Retype exactly the lines from the first one through the line with "YAxis, ErrorBar, LabelList", including both ends; skip any pictures.

[BEGIN]

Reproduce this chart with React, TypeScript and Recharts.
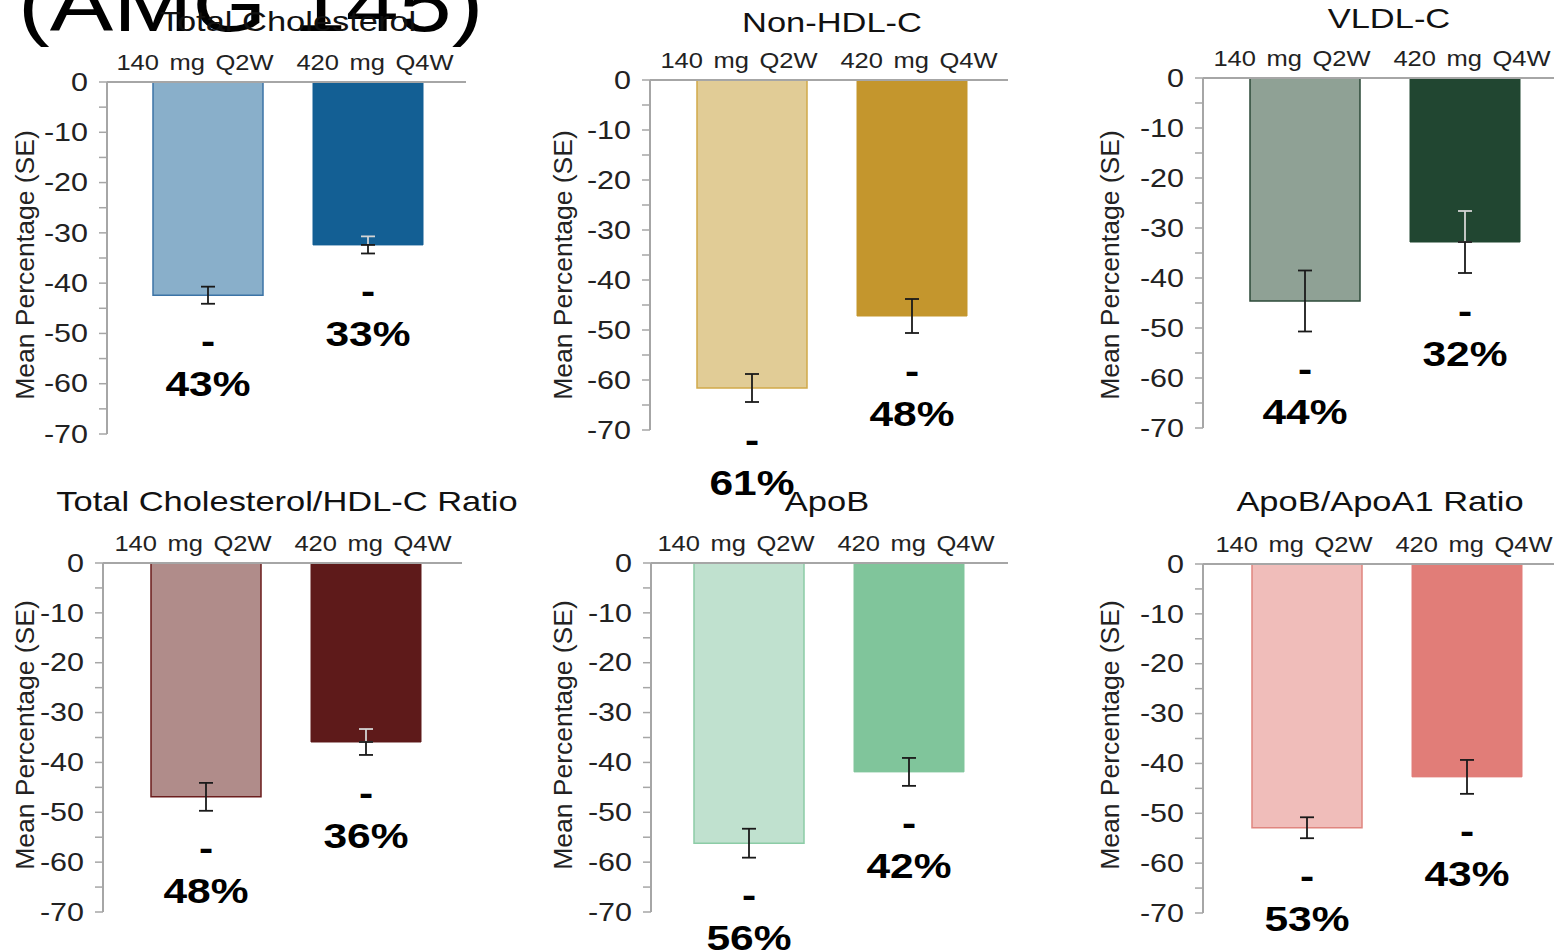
import React from 'react';
import { ComposedChart, Bar, Line, XAxis, YAxis, ErrorBar, LabelList } from 'recharts';

// ---------- data ----------
const categories = ['140 mg Q2W', '420 mg Q4W'];
const panelTitles = [
  'Total Cholesterol',
  'Non-HDL-C',
  'VLDL-C',
  'Total Cholesterol/HDL-C Ratio',
  'ApoB',
  'ApoB/ApoA1 Ratio',
];
const meanChange = [
  [-42.4, -32.4],
  [-61.6, -47.2],
  [-44.6, -32.8],
  [-46.9, -35.9],
  [-56.2, -41.9],
  [-52.9, -42.7],
];
const standardError = [
  [1.7, 1.7],
  [2.8, 3.4],
  [6.1, 6.2],
  [2.8, 2.6],
  [2.9, 2.8],
  [2.1, 3.4],
];
const pctLabels = [
  ['43%', '33%'],
  ['61%', '48%'],
  ['44%', '32%'],
  ['48%', '36%'],
  ['56%', '42%'],
  ['53%', '43%'],
];
const yTicks = [0, -5, -10, -15, -20, -25, -30, -35, -40, -45, -50, -55, -60, -65, -70];
const yAxisTitle = 'Mean Percentage (SE)';
const headline = '(AMG 145)';

// ---------- styles / layout ----------
const FONT = '"Liberation Sans", Arial, "DejaVu Sans", sans-serif';
const lightFill = ['#89afca', '#e1cc96', '#8fa195', '#b08c8a', '#c0e1cf', '#f0bdba'];
const lightStroke = ['#3c74a6', '#d1a94a', '#2c4a38', '#6b1d1d', '#8ccca6', '#e0857f'];
const darkFill = ['#135f94', '#c4962d', '#214631', '#5e1a1a', '#80c59b', '#e17d78'];
const innerLight = [true, false, true, true, false, false];

const layout = [
  { axisX: 107, plotRight: 466, zeroY: 82, bottomY: 434, padL: 21, titleX: 288, titleY: 22, ylx: 25, yly: 265 },
  { axisX: 650, plotRight: 1008, zeroY: 80, bottomY: 430, padL: 22, titleX: 832, titleY: 23, ylx: 563, yly: 265 },
  { axisX: 1203, plotRight: 1554, zeroY: 78, bottomY: 428, padL: 22, titleX: 1389, titleY: 19, ylx: 1110, yly: 265 },
  { axisX: 103, plotRight: 462, zeroY: 563, bottomY: 912, padL: 23, titleX: 287, titleY: 502, ylx: 25, yly: 735 },
  { axisX: 651, plotRight: 1008, zeroY: 563, bottomY: 912, padL: 18, titleX: 827, titleY: 502, ylx: 563, yly: 735 },
  { axisX: 1203, plotRight: 1554, zeroY: 564, bottomY: 913, padL: 24, titleX: 1380, titleY: 502, ylx: 1110, yly: 735 },
];
const catDx = [-13, 7];

const AXIS_COLOR = '#a6a6a6';

const YTick = (props: any) => {
  const { x, y, payload } = props;
  if (payload.value % 10 !== 0) return <g />;
  return (
    <text
      transform={`translate(${x} ${y}) scale(1.22 1)`}
      x={0}
      y={0}
      dy="0.35em"
      textAnchor="end"
      fill="#222"
      style={{ fontFamily: FONT, fontSize: 25 }}
    >
      {payload.value}
    </text>
  );
};

const CatTick = (props: any) => {
  const { x, y, payload, index } = props;
  return (
    <text
      transform={`translate(${x + catDx[index]} ${y}) scale(1.16 1)`}
      x={0}
      y={0}
      textAnchor="middle"
      fill="#222"
      style={{ fontFamily: FONT, fontSize: 22, wordSpacing: 3 }}
    >
      {payload.value}
    </text>
  );
};

const PctLabel = (props: any) => {
  const x = props.x ?? props.viewBox?.x;
  const y = props.y ?? props.viewBox?.y;
  const { value } = props;
  if (x == null || y == null) return null;
  const st = { fontFamily: FONT, fontSize: 36, fontWeight: 700 } as any;
  return (
    <g>
      <text
        transform={`translate(${x} ${y + 37}) scale(1.18 1)`}
        x={0}
        y={0}
        dy="0.35em"
        textAnchor="middle"
        fill="#000"
        style={st}
      >
        -
      </text>
      <text
        transform={`translate(${x} ${y + 80}) scale(1.18 1)`}
        x={0}
        y={0}
        dy="0.35em"
        textAnchor="middle"
        fill="#000"
        style={st}
      >
        {value}
      </text>
    </g>
  );
};

const Panel = ({ p }: { p: number }) => {
  const L = layout[p];
  const plotW = L.plotRight - L.axisX;
  const plotH = L.bottomY - L.zeroY;
  const YW = 100;
  const XH = 80;
  const MB = 110;
  const MR = 10;
  const width = YW + plotW + MR;
  const height = XH + plotH + MB;
  const padR = plotW - L.padL - 320;

  const rows = categories.map((c, i) => {
    const v = meanChange[p][i];
    const se = standardError[p][i];
    return {
      cat: c,
      a: i === 0 ? v : null,
      b: i === 1 ? v : null,
      ea: i === 0 ? se : null,
      ebIn: i === 1 ? [0, se] : null,
      ebOut: i === 1 ? [se, 0] : null,
      eb: i === 1 ? se : null,
      low: v - se,
      pct: pctLabels[p][i],
    };
  });

  return (
    <div style={{ position: 'absolute', left: L.axisX - YW, top: L.zeroY - XH, width, height }}>
      <ComposedChart
        width={width}
        height={height}
        data={rows}
        margin={{ top: 0, right: MR, bottom: MB, left: 0 }}
      >
        <XAxis
          dataKey="cat"
          orientation="top"
          height={XH}
          axisLine={{ stroke: AXIS_COLOR, strokeWidth: 2 }}
          tickLine={false}
          tickSize={0}
          tickMargin={12}
          tick={<CatTick />}
          padding={{ left: L.padL, right: padR }}
          interval={0}
        />
        <YAxis
          type="number"
          domain={[-70, 0]}
          ticks={yTicks}
          width={YW}
          interval={0}
          axisLine={{ stroke: AXIS_COLOR, strokeWidth: 2 }}
          tickLine={{ stroke: AXIS_COLOR, strokeWidth: 1.5 }}
          tickSize={8}
          tickMargin={11}
          tick={<YTick />}
          allowDataOverflow
        />
        <Bar
          dataKey="a"
          stackId="s"
          barSize={110}
          fill={lightFill[p]}
          stroke={lightStroke[p]}
          strokeWidth={1.5}
          isAnimationActive={false}
        >
          <ErrorBar dataKey="ea" direction="y" width={7} stroke="#1a1a1a" strokeWidth={1.8} />
        </Bar>
        <Bar
          dataKey="b"
          stackId="s"
          barSize={110}
          fill={darkFill[p]}
          stroke={darkFill[p]}
          strokeWidth={1}
          isAnimationActive={false}
        >
          {innerLight[p] ? (
            <ErrorBar dataKey="ebIn" direction="y" width={7} stroke="#d4d4d4" strokeWidth={1.8} />
          ) : (
            <ErrorBar dataKey="eb" direction="y" width={7} stroke="#1a1a1a" strokeWidth={1.8} />
          )}
          {innerLight[p] ? (
            <ErrorBar dataKey="ebOut" direction="y" width={7} stroke="#1a1a1a" strokeWidth={1.8} />
          ) : null}
        </Bar>
        <Line
          dataKey="low"
          stroke="none"
          dot={false}
          activeDot={false}
          isAnimationActive={false}
          legendType="none"
        >
          <LabelList dataKey="pct" content={<PctLabel />} />
        </Line>
      </ComposedChart>
    </div>
  );
};

const centered = (x: number, y: number, extra: any = {}) =>
  ({
    position: 'absolute',
    left: x,
    top: y,
    transform: 'translate(-50%, -50%)',
    whiteSpace: 'nowrap',
    lineHeight: 1,
    fontFamily: FONT,
    color: '#111',
    ...extra,
  } as React.CSSProperties);

export default function App() {
  return (
    <div
      style={{
        position: 'fixed',
        left: 0,
        top: 0,
        width: 1554,
        height: 951,
        overflow: 'hidden',
        background: '#fff',
        fontFamily: FONT,
      }}
    >
      <div
        style={{
          position: 'absolute',
          left: 18,
          top: -35,
          fontSize: 78,
          lineHeight: 1,
          whiteSpace: 'nowrap',
          transform: 'scaleX(1.22)',
          transformOrigin: 'left top',
          color: '#000',
        }}
      >
        {headline}
      </div>
      {layout.map((_, p) => (
        <Panel key={p} p={p} />
      ))}
      {layout.map((L, p) => (
        <div
          key={'t' + p}
          style={centered(L.titleX, L.titleY, {
            fontSize: 28,
            transform: 'translate(-50%, -50%) scaleX(1.23)',
          })}
        >
          {panelTitles[p]}
        </div>
      ))}
      {layout.map((L, p) => (
        <div
          key={'y' + p}
          style={centered(L.ylx, L.yly, {
            fontSize: 25,
            color: '#222',
            transform: 'translate(-50%, -50%) rotate(-90deg) scaleX(1.06)',
          })}
        >
          {yAxisTitle}
        </div>
      ))}
    </div>
  );
}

[END]

• Task answer:
Reproduce this chart with React, TypeScript and Recharts.
import React from 'react';
import { ComposedChart, Bar, Line, XAxis, YAxis, ErrorBar, LabelList } from 'recharts';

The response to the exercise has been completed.